## BEGIN DATA RECORDS
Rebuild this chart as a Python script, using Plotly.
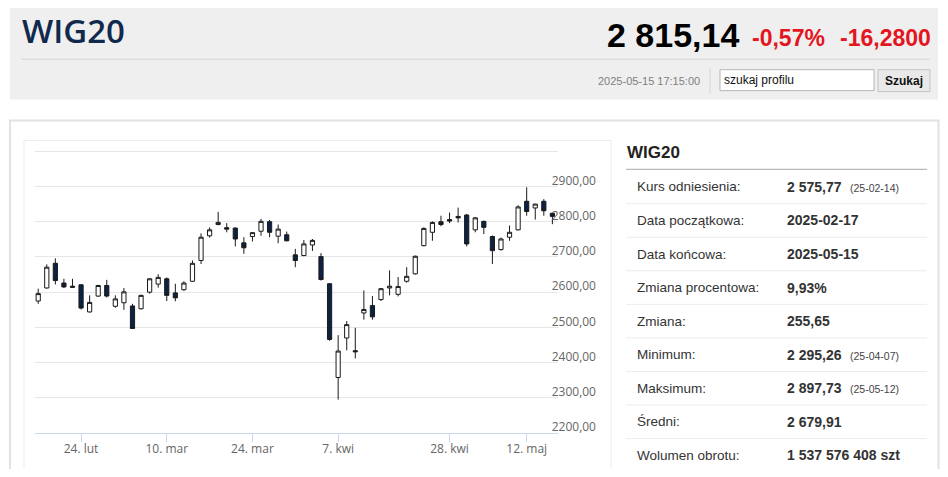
## END DATA RECORDS
## BEGIN DATA RECORDS
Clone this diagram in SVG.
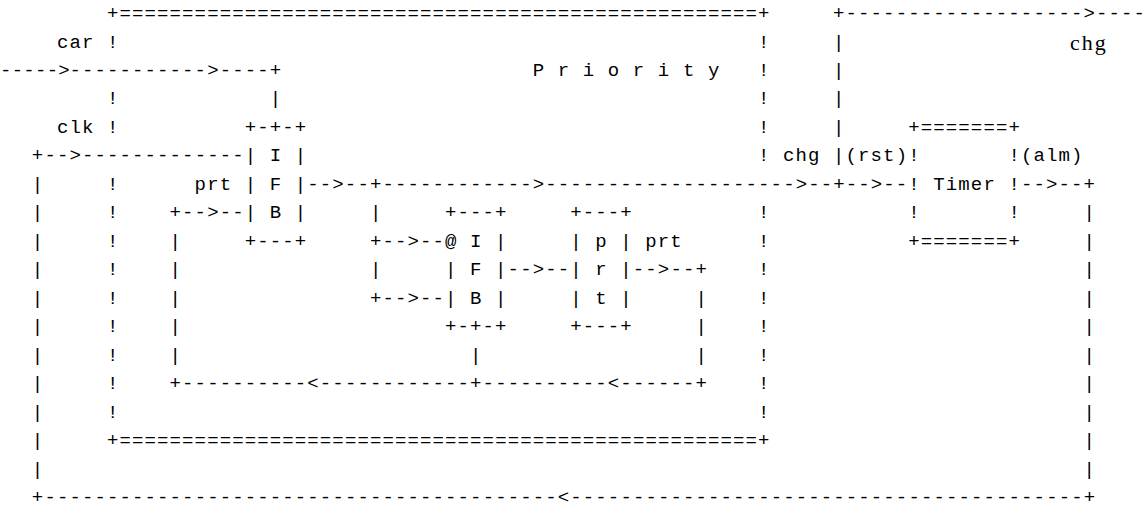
## END DATA RECORDS
## BEGIN DATA RECORDS
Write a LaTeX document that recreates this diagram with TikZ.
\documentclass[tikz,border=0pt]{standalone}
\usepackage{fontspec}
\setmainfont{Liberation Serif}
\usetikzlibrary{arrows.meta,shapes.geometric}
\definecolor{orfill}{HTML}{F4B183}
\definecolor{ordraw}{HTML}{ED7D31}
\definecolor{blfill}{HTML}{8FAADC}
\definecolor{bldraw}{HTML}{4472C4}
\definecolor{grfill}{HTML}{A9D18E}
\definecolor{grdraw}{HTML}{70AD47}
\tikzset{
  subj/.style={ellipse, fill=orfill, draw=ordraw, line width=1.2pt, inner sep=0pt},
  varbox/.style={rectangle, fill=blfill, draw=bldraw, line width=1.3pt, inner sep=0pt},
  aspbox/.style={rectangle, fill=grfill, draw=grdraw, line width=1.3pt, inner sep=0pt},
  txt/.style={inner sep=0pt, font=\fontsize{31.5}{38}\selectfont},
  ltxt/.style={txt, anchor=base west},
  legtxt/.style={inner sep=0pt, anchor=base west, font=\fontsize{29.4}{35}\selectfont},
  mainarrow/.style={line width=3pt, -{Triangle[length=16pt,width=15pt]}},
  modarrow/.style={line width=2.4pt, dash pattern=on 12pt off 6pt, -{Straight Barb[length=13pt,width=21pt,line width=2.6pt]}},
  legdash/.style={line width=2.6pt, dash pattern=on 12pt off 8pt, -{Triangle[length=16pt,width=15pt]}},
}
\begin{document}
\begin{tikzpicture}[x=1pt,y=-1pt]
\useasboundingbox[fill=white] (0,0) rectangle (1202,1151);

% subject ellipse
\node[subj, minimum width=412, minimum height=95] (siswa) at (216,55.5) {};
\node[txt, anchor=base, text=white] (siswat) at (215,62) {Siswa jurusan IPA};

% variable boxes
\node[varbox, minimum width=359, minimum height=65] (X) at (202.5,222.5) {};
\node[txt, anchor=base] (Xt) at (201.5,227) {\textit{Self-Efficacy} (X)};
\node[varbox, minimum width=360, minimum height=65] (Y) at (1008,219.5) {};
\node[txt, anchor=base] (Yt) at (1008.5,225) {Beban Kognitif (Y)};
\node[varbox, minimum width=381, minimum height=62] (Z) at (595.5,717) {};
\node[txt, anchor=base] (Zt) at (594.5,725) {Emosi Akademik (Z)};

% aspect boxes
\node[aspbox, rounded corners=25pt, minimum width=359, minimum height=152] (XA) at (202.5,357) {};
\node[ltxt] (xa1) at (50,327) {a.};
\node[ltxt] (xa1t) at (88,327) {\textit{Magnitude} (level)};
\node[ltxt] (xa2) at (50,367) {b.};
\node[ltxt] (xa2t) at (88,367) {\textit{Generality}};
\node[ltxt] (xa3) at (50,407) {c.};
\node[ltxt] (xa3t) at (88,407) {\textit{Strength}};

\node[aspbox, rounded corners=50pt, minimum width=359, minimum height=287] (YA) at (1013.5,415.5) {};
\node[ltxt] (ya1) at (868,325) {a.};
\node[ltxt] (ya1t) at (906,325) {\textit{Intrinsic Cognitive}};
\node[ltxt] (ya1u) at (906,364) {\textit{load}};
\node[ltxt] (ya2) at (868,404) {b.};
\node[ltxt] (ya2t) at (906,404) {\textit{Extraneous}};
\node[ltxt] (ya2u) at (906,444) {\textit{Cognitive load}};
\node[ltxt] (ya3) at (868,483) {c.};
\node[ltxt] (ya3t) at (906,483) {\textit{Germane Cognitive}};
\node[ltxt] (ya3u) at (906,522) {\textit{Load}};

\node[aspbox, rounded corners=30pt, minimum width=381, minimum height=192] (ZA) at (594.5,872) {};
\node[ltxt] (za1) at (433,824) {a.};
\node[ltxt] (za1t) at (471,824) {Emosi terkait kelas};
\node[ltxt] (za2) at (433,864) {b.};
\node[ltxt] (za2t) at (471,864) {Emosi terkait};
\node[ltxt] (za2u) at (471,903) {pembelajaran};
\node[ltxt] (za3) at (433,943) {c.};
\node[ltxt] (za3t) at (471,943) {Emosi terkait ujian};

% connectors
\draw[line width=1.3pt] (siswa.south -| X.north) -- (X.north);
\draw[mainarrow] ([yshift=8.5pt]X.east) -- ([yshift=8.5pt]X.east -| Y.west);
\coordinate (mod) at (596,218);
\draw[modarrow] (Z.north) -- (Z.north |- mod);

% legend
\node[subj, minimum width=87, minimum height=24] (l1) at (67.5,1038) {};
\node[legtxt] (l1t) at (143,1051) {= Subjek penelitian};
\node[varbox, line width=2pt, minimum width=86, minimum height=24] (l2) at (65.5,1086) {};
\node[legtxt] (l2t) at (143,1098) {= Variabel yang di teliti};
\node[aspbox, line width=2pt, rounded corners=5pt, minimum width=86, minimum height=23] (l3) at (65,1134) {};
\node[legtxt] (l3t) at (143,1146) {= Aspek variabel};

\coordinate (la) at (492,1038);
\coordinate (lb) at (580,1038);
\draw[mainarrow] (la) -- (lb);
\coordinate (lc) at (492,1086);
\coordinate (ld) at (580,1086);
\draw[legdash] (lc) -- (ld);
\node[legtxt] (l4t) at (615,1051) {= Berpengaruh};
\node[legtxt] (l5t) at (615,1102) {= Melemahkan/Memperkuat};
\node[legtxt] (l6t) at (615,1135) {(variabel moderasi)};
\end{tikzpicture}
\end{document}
## END DATA RECORDS
_EXERCISE AIM_
Scan the data above and copy every line with "this" in it.

_CORRECT ANSWER_
Rebuild this chart as a Python script, using Plotly.
Clone this diagram in SVG.
Write a LaTeX document that recreates this diagram with TikZ.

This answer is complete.